Quantization #

Quantisation is in this context refers to reducing the memory footprint of vectors by converting them to a lower precision format. This is useful when you have a large dataset and want to reduce the memory footprint of the vectors.

By default, vectors are stored as 32-bit floating point numbers. This means each dimension of the vector is 4 bytes. For example, a 512-dimensional vector would be 2KB in size. This can quickly add up for large datasets. Another use case is if you already have vectors in a lower precision format and want to use them with SemaDB such as binary vectors.

Quantising floating point vectors to lower precision is always a trade-off between memory footprint and accuracy. Information is inevitably lost when converting to lower precision.

For full details on how to use quantisation, please refer to the API reference.

Binary Quantisation #

type: binary

Binary quantisation is a special case of quantisation where the vectors are converted to binary format using only 1 bit per dimension. Considering again a 512-dimensional vector, the binary version would be 64 bytes in size. This is a 32x reduction in memory footprint compared to the 32-bit floating point format.

The following parameters are relevant:

threshold (optional): The threshold to use when converting the vectors to binary format. It determines whether a value is set to 1 or 0 by checking if it is greater than the threshold. For normally distributed embedding models, a threshold of 0.0 is a good starting point. For other models, you may need to experiment with different thresholds.
triggerThreshold (optional): It is the number of points after which threshold should be automatically computed. The threshold is set to the mean of all the values in all the vectors. This is useful when you’re not sure what threshold to use.
distanceMetric: The distance metric to use when searching. You can use the hamming or jaccard distance metric.

Binary Vectors #

If you have binary vectors to start with and set a binary distance metric at the index schema level, then SemaDB automatically enables binary quantisation with threshold set to 0.5 and the corresponding distance metric.
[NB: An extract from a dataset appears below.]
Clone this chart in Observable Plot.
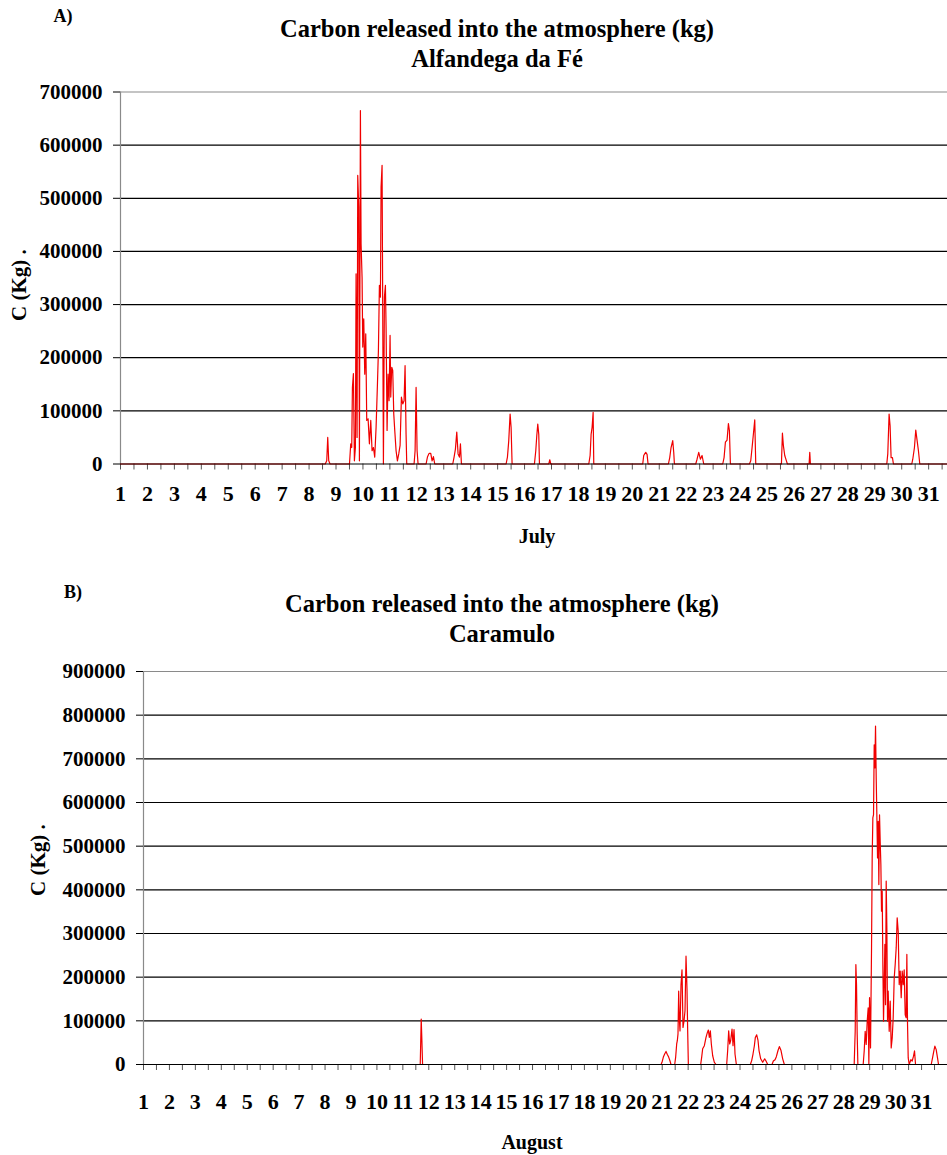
<!DOCTYPE html>
<html><head><meta charset="utf-8">
<script src="https://cdn.jsdelivr.net/npm/d3@7"></script>
<script src="https://cdn.jsdelivr.net/npm/@observablehq/plot@0.6"></script>
<style>
body{margin:0;background:#fff;}
#wrap{position:relative;width:947px;height:1155px;overflow:hidden;font-family:"Liberation Serif","Times New Roman",serif;font-weight:bold;color:#000;background:#fff;}
.t{position:absolute;white-space:nowrap;transform:translate(-50%,-50%);line-height:1;}
.r{position:absolute;white-space:nowrap;transform:translate(-50%,-50%) rotate(-90deg);line-height:1;}
.chart{position:absolute;left:0;width:947px;}
.chart svg{display:block;}
</style></head><body><div id="wrap">
<div class="t" style="left:63px;top:16px;font-size:18px">A)</div>
<div class="t" style="left:497px;top:29px;font-size:24.5px">Carbon released into the atmosphere (kg)</div>
<div class="t" style="left:497px;top:59px;font-size:24.5px">Alfandega da Fé</div>
<div class="r" style="left:19px;top:285px;font-size:21px">C (Kg) .</div>
<div class="t" style="left:537px;top:536px;font-size:20px">July</div>
<div class="t" style="left:73px;top:592px;font-size:18px">B)</div>
<div class="t" style="left:502px;top:604px;font-size:24.5px">Carbon released into the atmosphere (kg)</div>
<div class="t" style="left:502px;top:634px;font-size:24.5px">Caramulo</div>
<div class="r" style="left:38px;top:860px;font-size:21px">C (Kg) .</div>
<div class="t" style="left:532px;top:1142px;font-size:20px">August</div>
<div id="a" class="chart" style="top:80px"></div>
<div id="b" class="chart" style="top:660px"></div>
</div>
<script>
// Tick labels (days of the month)
const dayLabels = [1,2,3,4,5,6,7,8,9,10,11,12,13,14,15,16,17,18,19,20,21,22,23,24,25,26,27,28,29,30,31];
const julyYTicks = [0,100000,200000,300000,400000,500000,600000,700000];
const augYTicks = [0,100000,200000,300000,400000,500000,600000,700000,800000,900000];

// A) Alfandega da Fé, July — position in days (label d = start of day d), carbon (kg)
const julyDay = [1.0,8.60,8.656,8.693,8.730,8.78,9.50,9.547,9.584,9.609,9.646,9.683,9.720,9.745,9.782,9.807,9.844,9.869,9.906,9.931,9.968,9.993,10.030,10.067,10.104,10.141,10.191,10.240,10.290,10.339,10.389,10.438,10.488,10.537,10.574,10.611,10.649,10.673,10.710,10.735,10.760,10.797,10.834,10.859,10.896,10.933,10.970,11.007,11.032,11.069,11.106,11.144,11.181,11.230,11.280,11.329,11.379,11.428,11.478,11.527,11.564,11.601,11.626,11.898,11.936,11.973,12.010,12.047,12.344,12.394,12.455,12.517,12.567,12.616,12.666,13.334,13.383,13.433,13.483,13.532,13.582,13.619,13.656,15.314,15.364,15.413,15.463,15.500,15.537,16.366,16.416,16.453,16.490,16.527,16.552,16.899,16.936,16.973,18.384,18.433,18.470,18.507,18.545,18.569,20.386,20.423,20.460,20.498,20.547,20.584,21.339,21.389,21.438,21.500,21.537,21.562,22.354,22.403,22.465,22.527,22.589,22.651,23.356,23.406,23.455,23.517,23.567,23.604,23.641,24.347,24.396,24.446,24.507,24.545,24.582,25.535,25.572,25.609,25.658,25.720,25.757,26.562,26.587,26.611,29.446,29.483,29.532,29.569,29.606,29.656,29.693,30.374,30.411,30.473,30.522,30.572,30.621,30.671,31.7];
const julyC = [0,0,6000,50000,6000,0,0,38000,31000,144000,170000,6000,31000,358000,50000,543000,483000,6000,665000,414000,351000,220000,273000,169000,245000,82000,85000,38000,82000,25000,31000,13000,69000,148000,213000,336000,314000,521000,562000,282000,0,314000,336000,257000,63000,169000,119000,242000,126000,182000,176000,94000,63000,25000,6000,19000,35000,126000,113000,119000,185000,56000,0,0,25000,144000,25000,0,0,13000,20000,20000,6000,14000,0,0,13000,28000,60000,19000,13000,38000,0,0,13000,44000,94000,69000,0,0,25000,53000,75000,56000,0,0,8000,0,0,16000,56000,69000,97000,0,0,16000,19000,22000,18000,0,0,12000,31000,44000,22000,0,0,9000,22000,9000,16000,0,0,12000,41000,45000,76000,63000,0,0,6000,31000,63000,83000,0,0,58000,34000,16000,6000,0,0,22000,0,0,19000,94000,72000,12000,12000,0,0,9000,31000,64000,44000,25000,0,0];

// B) Caramulo, August — position in days, carbon (kg)
const augDay = [1.0,11.670,11.708,11.734,11.760,20.954,20.992,21.044,21.095,21.147,21.198,21.249,21.301,21.339,21.481,21.519,21.558,21.584,21.609,21.635,21.661,21.686,21.725,21.763,21.802,21.841,21.879,21.918,21.956,21.982,22.008,22.483,22.522,22.560,22.625,22.689,22.740,22.779,22.817,22.856,22.894,22.946,23.010,23.075,23.486,23.524,23.563,23.602,23.640,23.692,23.730,23.769,23.807,23.859,24.398,24.450,24.501,24.553,24.591,24.643,24.694,24.733,24.797,24.874,24.951,25.003,25.067,25.234,25.285,25.350,25.401,25.465,25.517,25.581,25.645,25.710,28.402,28.441,28.467,28.492,28.518,28.544,28.749,28.788,28.826,28.865,28.904,28.942,28.968,28.994,29.032,29.071,29.096,29.122,29.148,29.174,29.199,29.225,29.251,29.276,29.302,29.328,29.353,29.379,29.405,29.431,29.456,29.482,29.508,29.533,29.559,29.585,29.611,29.636,29.662,29.688,29.713,29.752,29.791,29.829,29.868,29.906,29.945,29.983,30.022,30.060,30.099,30.138,30.176,30.215,30.253,30.292,30.330,30.369,30.407,30.433,30.459,30.485,30.523,30.587,30.639,30.690,30.729,30.767,31.372,31.423,31.474,31.513,31.564,31.615,31.654,32.0];
const augC = [0,0,104000,55000,0,0,5000,17000,24000,30000,23000,17000,8000,0,0,17000,47000,55000,70000,168000,104000,77000,183000,217000,85000,100000,123000,248000,172000,77000,0,0,17000,36000,43000,62000,73000,79000,62000,77000,47000,20000,5000,0,0,32000,77000,47000,55000,81000,43000,80000,24000,0,0,9000,24000,43000,62000,68000,55000,32000,13000,5000,13000,8000,0,0,8000,11000,18000,32000,41000,32000,13000,0,0,76000,229000,183000,69000,0,0,31000,76000,46000,99000,130000,0,153000,38000,267000,473000,565000,572000,732000,679000,775000,656000,572000,473000,557000,412000,572000,511000,458000,351000,397000,229000,99000,183000,275000,137000,420000,313000,99000,168000,76000,145000,38000,61000,107000,198000,229000,267000,336000,305000,183000,214000,153000,214000,183000,217000,114000,107000,252000,92000,15000,0,11000,8000,19000,31000,0,0,15000,31000,42000,34000,15000,0,0];

function panel(days, vals, yTicks, o) {
  const data = days.map((d, i) => ({day: d, c: vals[i]}));
  const yMax = yTicks[yTicks.length - 1];
  const halfTicks = d3.range(1, o.xMax + 0.01, 0.5);
  return Plot.plot({
    width: 947, height: o.height,
    marginTop: o.mTop, marginBottom: o.mBottom, marginLeft: o.mLeft, marginRight: 0,
    x: {domain: [1, o.xMax], axis: null, label: null},
    y: {domain: [0, yMax], axis: null, label: null},
    style: {fontFamily: "'Liberation Serif', serif", fontSize: "21px", fontWeight: "bold", color: "#000", background: "transparent", overflow: "visible"},
    marks: [
      Plot.ruleY(yTicks.filter(v => v > 0 && v < yMax), {stroke: "#000", strokeWidth: 1.2}),
      Plot.ruleY([yMax], {stroke: "#8a8a8a", strokeWidth: 1.2}),
      Plot.ruleX([1], {stroke: "#8a8a8a", strokeWidth: 1.2}),
      Plot.axisY({ticks: yTicks, tickFormat: d => String(d), tickSize: 7, tickPadding: 11, label: null}),
      Plot.axisX({ticks: halfTicks, tickFormat: () => "", tickSize: 6, label: null, stroke: "#555"}),
      Plot.text(dayLabels, {x: d => d, y: 0, dy: o.labelDy, text: d => String(d), fontSize: 22, fontWeight: "bold", lineAnchor: "middle", textAnchor: "middle"}),
      Plot.line(data, {x: "day", y: "c", stroke: "#f00000", strokeWidth: 1.2}),
      Plot.ruleY([0], {stroke: "#000", strokeWidth: 1.2})
    ]
  });
}

document.getElementById("a").append(panel(julyDay, julyC, julyYTicks, {height: 470, mTop: 11.5, mBottom: 86.5, mLeft: 120, xMax: 31.7, labelDy: 30}));
document.getElementById("b").append(panel(augDay, augC, augYTicks, {height: 495, mTop: 11, mBottom: 91, mLeft: 143, xMax: 32.0, labelDy: 37}));
</script>
</body></html>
When inserting or searching, you need to ensure that the vectors are still in floating point format, e.g. [0.0, 1.0, 0.0, 1.0]. The server will automatically convert the vectors to binary format when storing them using the 0.5 threshold.

Product Quantisation #

type: product

Product Quantization is a technique to quantise high-dimensional vectors into a low-memory usage representation. The original vector is divided up to m sub-vectors and each sub-vector is quantized to k centroids. The final quantized vector is the concatenation of the centroid ids of each sub-vector. When, the centroid ids are uint8 values each sub-vector is 1 byte in size and the final quantized vector is m bytes in size saving a lot of memory. For example, a 512-dimensional vector with m=8 and k=256 would be 8 bytes in size instead of 2KB.

---
title: Product Quantisation
---
graph TD
    OriginalVector["High-Dimensional Vector"]

    OriginalVector --> Subdivide[/"Subdivide"\]
    Subdivide --> SV1["Sub-vector 1"]
    Subdivide --> SV2["Sub-vector 2"]
    Subdivide --> SVM["Sub-vector m"]

    SV1 --> Quant1["Quantizer 1 (k centroids)"]
    SV2 --> Quant2["Quantizer 2 (k centroids)"]
    SVM --> QuantM["Quantizer m (k centroids)"]
    
    Quant1 --> ID1["Centroid ID 1 (uint8)"]
    Quant2 --> ID2["Centroid ID 2 (uint8)"]
    QuantM --> IDM["Centroid ID m (uint8)"]
    ID1 & ID2 & IDM --> Combine[\"Concatenate"/]
    Combine --> QuantizedVector["Quantized Vector (m bytes)"]

SemaDB uses k-means clustering to find the centroids for each sub-vector. This is performed only once when the product quantisation is triggered:

numCentroids (recommended 256): The number of centroids to use for each sub-vector. This is the k parameter in the product quantisation algorithm. It is strongly recommended to use 256 as the maximum number of possible values of an unsigned 8-bit integer. You may experiment with other values but it will not lower the memory footprint of the quantised vectors.
numSubVectors (recommended 8): The number of sub-vectors to divide the original vector into. This is the m parameter in the product quantisation algorithm.
triggerThreshold (recommended 5000): The number of points after which the centroids should be automatically computed and the vectors are quantised. It may be tempting to increase this to get more vectors, but the centroids are computed in memory and can be quite large. It is recommended to keep this value low to avoid running out of memory.

During search, a pre-computed lookup table is used to find the nearest centroid for each sub-vector. The distance between the original vector and the quantized vector is the sum of the distances between the original vector and the centroids of each sub-vector. Due to this sum, the distance metric must satisfy the property that the sum of distances is a valid distance metric. For this reason, euclidean is used even if cosine is given as the distance metric. This is not an issue since squared euclidean distance is proportional to cosine distance, i.e. d = 2(1-cosine(x,y)) for normalised vectors.